LONDON Fabless semiconductor startup XMOS Semiconductor Ltd. (Bristol, England) has got working silicon back from its foundry supplier and is now touting an aggressive roll out of its XS-1 family of programmable silicon in 2008.
The first silicon has four XCore 32-bit processor tiles, each able to share up to 500MIPS of performance across up to 8 threads and Noel Hurley, vice president of customer marketing, demonstrated a game of 'Pong' written as software and implemented on the XCore development platform, to journalists at a meeting here. XMOS uses the phrase "software-defined silicon" to describe its product.

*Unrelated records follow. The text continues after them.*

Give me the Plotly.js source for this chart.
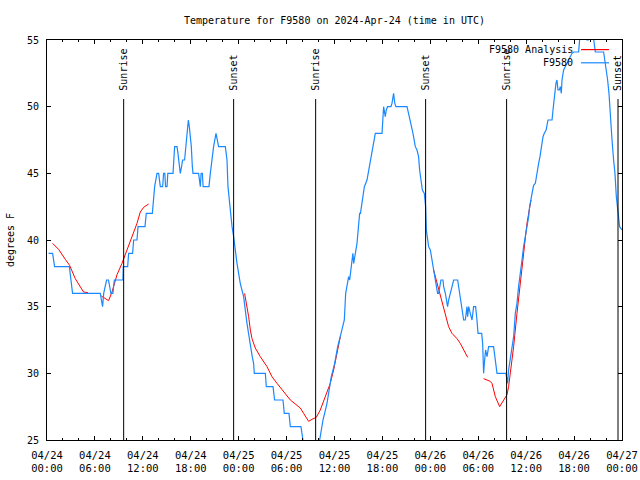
<!DOCTYPE html>
<html>
<head>
<meta charset="utf-8">
<script src="https://cdn.plot.ly/plotly-3.0.1.min.js"></script>
<style>html,body{margin:0;padding:0;background:#fff;}#chart{width:640px;height:480px;}</style>
</head>
<body>
<div id="chart"></div>
<script>
// Hours since 2024-04-24 00:00 UTC
var startUTC = Date.UTC(2024, 3, 24, 0, 0, 0);

// Observed temperature (F9580), degrees F
var obsHours = [0.2,0.7,0.95,2.8,3.0,3.2,6.67,6.96,7.1,7.46,7.7,8.0,8.25,8.43,9.5,9.55,10.1,10.22,10.72,10.85,11.27,11.4,12.27,12.43,13.19,13.35,13.48,13.77,13.98,14.19,14.48,14.6,14.75,14.85,15.03,15.13,15.78,15.98,16.28,16.4,16.69,16.85,16.98,17.23,17.4,17.6,17.7,17.82,18.07,18.2,18.28,18.98,19.05,19.2,19.3,19.45,19.55,20.28,20.45,20.86,21.16,21.3,21.49,22.33,22.54,22.66,22.95,23.17,23.37,
23.79,24.2,24.62,25.04,25.46,25.7,25.87,25.96,27.34,27.46,28.3,28.5,29.55,29.71,30.3,30.47,31.8,32.05,32.1,33.9,34.14,34.56,35.06,35.6,36.02,36.4,36.82,37.23,37.4,37.77,
37.9,38.1,38.3,38.4,38.55,38.82,39.0,39.15,39.25,39.45,39.57,39.74,40.07,40.36,40.57,40.73,40.9,41.11,41.95,42.15,42.36,42.48,42.65,43.07,43.2,43.4,43.55,43.7,45.08,45.29,45.49,45.74,45.9,46.12,46.33,46.53,46.66,46.83,47.0,47.25,47.41,47.5,
47.66,47.79,48.0,48.2,48.41,48.55,48.75,48.91,49.04,49.16,49.33,49.58,49.67,49.88,50.08,50.16,50.29,50.5,50.71,50.92,51.42,51.55,51.75,51.96,52.08,52.17,52.38,52.59,52.67,52.8,53.0,53.22,53.42,53.67,53.84,53.97,54.43,54.55,54.63,54.67,54.8,54.92,55.1,55.3,55.92,56.05,56.17,56.35,57.47,57.6,57.68,57.8,58.01,58.22,58.43,58.64,58.85,59.05,59.27,59.48,59.68,59.89,60.1,60.31,60.43,
60.52,60.68,60.8,60.93,61.15,61.27,61.4,61.56,61.73,61.86,61.98,62.11,62.27,62.5,62.73,63.24,63.36,63.44,63.56,63.73,63.86,63.98,64.15,64.28,64.4,64.49,64.69,64.9,65.11,65.32,65.53,65.74,65.94,66.57,66.69,66.8,66.95,67.1,67.3,67.45,67.6,67.8,67.95,68.1,68.25,68.45,68.66,69.7,69.85,70.03,70.2,70.37,70.54,70.75,70.95,71.12,71.29,71.42,71.54,71.7,72.0];
var obsTemp = [39,39,38,38,37,36,36,35,36,37,37,36,36,37,37,38,38,39,39,40,40,41,41,42,42,43,44,45,45,44,44,45,45,44,44,45,45,47,47,46.5,45,45.5,46,46,47,48.5,49,48.5,47,45.5,45,45,44.5,44,45,45,44,44,45,47,48,47.5,47,47,46,44,42,41,40.25,
38.25,36.75,35.75,33.75,32,31.25,30.75,30,30,29,29,28,28,27,27,26,26,25,24,24,25,26.5,27.75,29.75,30.75,32,33,34,36,37.25,
37,38,39,38.25,38.75,39.75,41,42,42,42.75,43.5,44,44.5,45.5,46.25,47,47.5,48,48,50,49.25,49.75,50,50,50.25,51,50.25,50,50,49.5,49,48.25,47.75,47,46.75,46.25,45.25,44.5,43.75,43.5,42.5,40.75,
40,39.5,39.25,38.5,37.75,37.25,36.5,36,36,36.5,37,37,36.5,36,35.25,35,35.5,36,36.5,37,37,36.5,35.75,34.75,34.25,34,34,35,34.25,35,34.5,34,35,35,34,33,33,32.25,30.75,30,31,31.75,31.25,32,32,31.5,30.75,30,30,29.5,29.25,30.25,31,32,32.75,34.5,35.25,36.5,37.75,38.5,39.5,40.25,40.75,41.75,42.5,
42.75,43.25,43.75,44.1,44.25,44.75,45.25,45.75,46.25,46.75,47.25,47.75,48,48.25,49,49,49.75,50.25,51.25,51.75,52,51.25,51.25,51.5,51,52,52.75,53,53.25,53.5,53.75,54,54.1,54.1,55,56,55,56,55,56,55,55,56,55,56,55,54.1,54.1,53.5,52.75,52,51,49,47.5,46,45,43.25,42.5,41.75,41,40.75];

// Analysis (F9580 Analysis), degrees F; null = no line drawn
var anaHours = [0.7,1.45,2.29,2.83,3.54,4.38,4.58,5.13,5.9,6.8,7.3,7.71,8.14,8.77,9.39,10.02,10.64,11.27,11.68,12.1,12.72,18.0,
24.74,25.04,25.25,25.46,25.67,26.08,26.71,27.55,28.17,28.8,29.63,30.47,31.09,31.72,32.13,32.76,33.18,33.72,34.22,34.85,35.47,35.89,36.23,36.51,36.73,42.0,
48.41,48.84,49.46,49.88,50.29,50.71,51.34,51.75,52.17,52.67,53.6,
54.67,55.5,55.72,56.14,56.68,57.3,57.6,57.8,58.01,58.43,58.85,59.27,59.68,60.1,60.43,60.61];
var anaTemp = [39.75,39.3,38.55,38.1,37.1,36.3,36.1,36.05,null,35.8,35.6,35.45,36.1,37.4,38.25,39.25,40.25,41.25,42.1,42.45,42.7,null,
36,35,34.25,33.25,32.6,31.9,31.25,30.5,29.75,29.25,28.6,28,27.7,27.4,27,26.4,26.55,26.7,27.25,28.25,29.25,30.25,31.25,32.25,32.75,null,
37.75,36.75,35.5,34.5,33.5,33,32.6,32.25,31.75,31.2,null,
29.6,29.4,29.25,28.25,27.5,28.1,28.4,29,30,32,34.5,36.75,39,41.25,42.4,43];

// Sun events (hours since start) and labels
var sunHours = [9.6, 23.37, 33.64, 47.41, 57.55, 71.5];
var sunLabels = ["Sunrise","Sunset","Sunrise","Sunset","Sunrise","Sunset"];

var seriesNames = ["F9580 Analysis", "F9580"];
var seriesColors = ["#ff0000", "#1a88ff"];

function toDate(h) {
  if (h === null) return null;
  return new Date(startUTC + Math.round(h * 3600000)).toISOString().slice(0, 19).replace('T', ' ');
}

var FONT = {family: "DejaVu Sans Mono, monospace", size: 10, color: "#000"};
var TICKFONT = {family: "DejaVu Sans Mono, monospace", size: 10.5, color: "#000"};

var traces = [
  {x: anaHours.map(toDate), y: anaTemp, type: "scatter", mode: "lines", name: seriesNames[0],
   line: {color: seriesColors[0], width: 1}, connectgaps: false},
  {x: obsHours.map(toDate), y: obsTemp, type: "scatter", mode: "lines", name: seriesNames[1],
   line: {color: seriesColors[1], width: 1.2}}
];

var shapes = [];
var annotations = [];
sunHours.forEach(function (h, i) {
  shapes.push({type: "line", xref: "x", yref: "paper", x0: toDate(h), x1: toDate(h), y0: 0, y1: 0.8525,
    line: {color: "#000", width: 1}, layer: "above"});
  annotations.push({xref: "x", yref: "paper", x: toDate(h), y: 0.8675, xanchor: "center", yanchor: "bottom",
    text: sunLabels[i], textangle: -90, showarrow: false, font: FONT});
});

// Legend (text left, line sample right)
var legY = [0.976, 0.943];
seriesNames.forEach(function (n, i) {
  annotations.push({xref: "paper", yref: "paper", x: 0.9185, y: legY[i], xanchor: "right", yanchor: "middle",
    text: n, showarrow: false, font: FONT});
  shapes.push({type: "line", xref: "paper", yref: "paper", x0: 0.9287, x1: 0.9774, y0: legY[i], y1: legY[i],
    line: {color: seriesColors[i], width: 1.2}});
});

var layout = {
  width: 640, height: 480,
  margin: {l: 47, r: 18, t: 40, b: 40, pad: 0},
  paper_bgcolor: "#fff", plot_bgcolor: "#fff",
  showlegend: false,
  font: FONT,
  title: {text: "Temperature for F9580 on 2024-Apr-24 (time in UTC)", font: FONT,
    x: 0.5, xref: "paper", xanchor: "center", y: 0.958, yref: "container", yanchor: "middle"},
  xaxis: {
    type: "date",
    range: [toDate(0), toDate(72)],
    tick0: toDate(0), dtick: 21600000,
    tickformat: "%m/%d<br>%H:%M",
    ticks: "inside", ticklen: 4, tickcolor: "#000", tickwidth: 1,
    minor: {dtick: 7200000, ticks: "inside", ticklen: 2, tickcolor: "#000", showgrid: false},
    showline: true, linecolor: "#000", linewidth: 1, mirror: "ticks",
    showgrid: false, zeroline: false,
    tickfont: TICKFONT, ticklabelstandoff: 5
  },
  yaxis: {
    range: [25, 55], dtick: 5, tick0: 25,
    ticks: "inside", ticklen: 4, tickcolor: "#000", tickwidth: 1,
    showline: true, linecolor: "#000", linewidth: 1, mirror: "ticks",
    showgrid: false, zeroline: false,
    tickfont: FONT, ticklabelstandoff: 5,
    title: {text: "degrees F", font: FONT, standoff: 10}
  },
  shapes: shapes,
  annotations: annotations
};

Plotly.newPlot("chart", traces, layout, {staticPlot: true, displayModeBar: false});
</script>
</body>
</html>
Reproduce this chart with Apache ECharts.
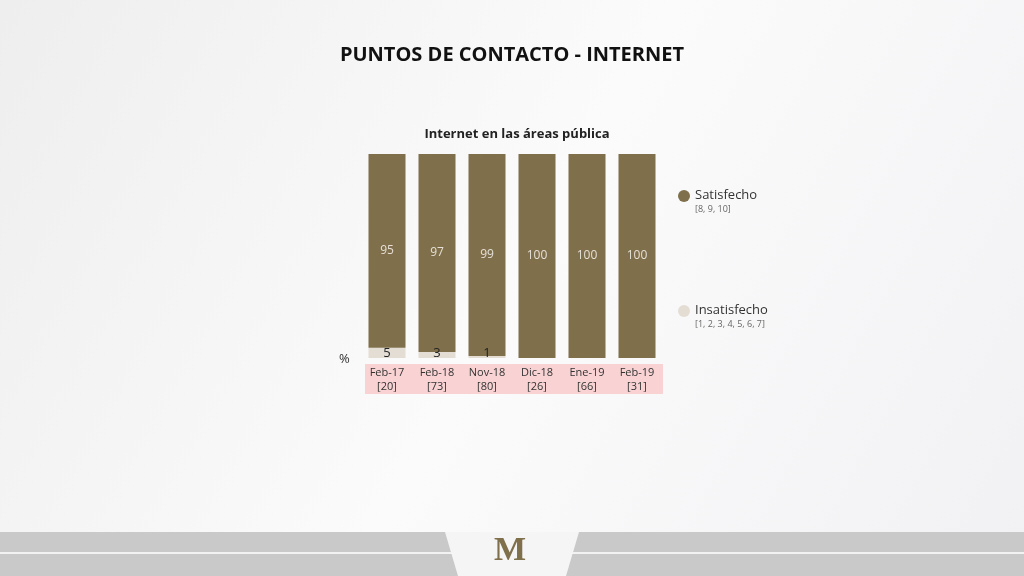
<!doctype html>
<html>
<head>
<meta charset="UTF-8">
<script src="https://cdn.jsdelivr.net/npm/echarts@6/dist/echarts.min.js"></script>
<style>
  body { margin: 0; }
  #chart { width: 1024px; height: 576px; }
</style>
</head>
<body>
<div id="chart"></div>
<script>
    var categories = ['Feb-17\n[20]', 'Feb-18\n[73]', 'Nov-18\n[80]', 'Dic-18\n[26]', 'Ene-19\n[66]', 'Feb-19\n[31]'];
    var insatisfecho = [5, 3, 1, 0, 0, 0];
    var satisfecho = [95, 97, 99, 100, 100, 100];

    var font = 'Century Gothic, "Open Sans", sans-serif';
    var myChart = echarts.init(document.getElementById('chart'));

    var options = {
        backgroundColor: new echarts.graphic.LinearGradient(0, 0, 1, 1, [
            { offset: 0, color: '#eeeeef' },
            { offset: 0.5, color: '#fbfbfc' },
            { offset: 1, color: '#f1f1f3' }
        ]),
        title: [{
            text: 'PUNTOS DE CONTACTO - INTERNET',
            left: 'center', top: 40,
            textStyle: { fontFamily: font, fontSize: 20, fontWeight: 'bold', color: '#111' }
        }, {
            text: 'Internet en las áreas pública',
            left: 512, top: 123, textAlign: 'center',
            textStyle: { fontFamily: font, fontSize: 13, fontWeight: 'bold', color: '#222' }
        }],
        graphic: [
            { type: 'rect', z: -1, shape: { x: 365, y: 364, width: 298, height: 30 }, style: { fill: '#f9d2d3' } },
            { type: 'text', left: 339, top: 353, style: { text: '%', font: '13px ' + font, fill: '#333' } },
            { type: 'circle', shape: { cx: 684, cy: 196, r: 6 }, style: { fill: '#7f6f4b' } },
            { type: 'text', left: 695, top: 189, style: { text: 'Satisfecho', font: '13px ' + font, fill: '#333' } },
            { type: 'text', left: 695, top: 205, style: { text: '[8, 9, 10]', font: '9px ' + font, fill: '#666' } },
            { type: 'circle', shape: { cx: 684, cy: 311, r: 6 }, style: { fill: '#e4ddd3' } },
            { type: 'text', left: 695, top: 304, style: { text: 'Insatisfecho', font: '13px ' + font, fill: '#333' } },
            { type: 'text', left: 695, top: 320, style: { text: '[1, 2, 3, 4, 5, 6, 7]', font: '9px ' + font, fill: '#666' } },
            { type: 'rect', shape: { x: 0, y: 532, width: 1024, height: 44 }, style: { fill: '#c9c9c9' } },
            { type: 'rect', shape: { x: 0, y: 552, width: 1024, height: 2 }, style: { fill: '#f2f2f2' } },
            { type: 'polygon', shape: { points: [[445, 532], [579, 532], [566, 576], [458, 576]] }, style: { fill: '#f5f5f5' } },
            { type: 'text', left: 494, top: 534, style: { text: 'M', font: 'bold 34px serif', fill: '#7f6f4b' } }
        ],
        grid: { left: 362, width: 300, top: 154, height: 204 },
        xAxis: {
            type: 'category',
            data: categories,
            axisLine: { show: false },
            axisTick: { show: false },
            axisLabel: { fontFamily: font, fontSize: 11, color: '#333', lineHeight: 14, margin: 8 }
        },
        yAxis: { type: 'value', min: 0, max: 100, show: false },
        series: [{
            name: 'Insatisfecho',
            type: 'bar',
            stack: 'a',
            barWidth: 37,
            data: insatisfecho,
            itemStyle: { color: '#e4ddd3' },
            label: {
                show: true, position: 'insideBottom', distance: -2,
                fontFamily: font, fontSize: 13, color: '#222',
                formatter: function (p) { return p.value ? p.value : ''; }
            }
        }, {
            name: 'Satisfecho',
            type: 'bar',
            stack: 'a',
            barWidth: 37,
            data: satisfecho,
            itemStyle: { color: '#7f6f4b' },
            label: {
                show: true, position: 'inside',
                fontFamily: font, fontSize: 12, color: '#e6e0d6'
            }
        }]
    };

    myChart.setOption(options);
</script>
</body>
</html>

However, Hurley declined to be drawn on the numbers of XCore tiles that would be included on the products in the XS-1 family. Engineering samples are due to be available to selected customers from Jan.1, 2008 with volume production beginning in the middle of the second quarter of 2008 according to XMOS documentation.
In essence the XMOS architecture is similar to a field-programmable gate array but with the look-up-tables replaced with multithreaded event-driven processors that can work closely with I/O pins and data streams. Control is effected by an embedded software design flow that uses C/C++ compilers and XC a special-purpose language with timing features added to C. By using C-based behavioural languages, designers can quickly map white-board functional specifications into silicon, according to XMOS.
Test chips were produced by Taiwan Semiconductor Manufacturing Co. Ltd. (Hsinchu, Taiwan) on its 90-nm general purpose process.
"We estimate that the worlds universities are producing 20-30 software designers for every hardware engineer. This shouldnt be a surprise, since the responsibility of product differentiation increasingly lies in the software domain," said David May, CTO and founder of XMOS, in a statement. "By introducing an accessible and familiar processor architecture, tightly coupled with an event-driven system and multi-threading philosophy we are offering todays silicon designers with the tools they really need."
The XCore processor is tightly coupled to the outside world through a set of event driven input-output ports, and inter-thread communication is provided by XLink", a channel mechanism that allows threads and XCores to interact at the hardware level. These bridges between the physical world and the processor engine provide a stable and simple interface for the software designer and the hardware engineer.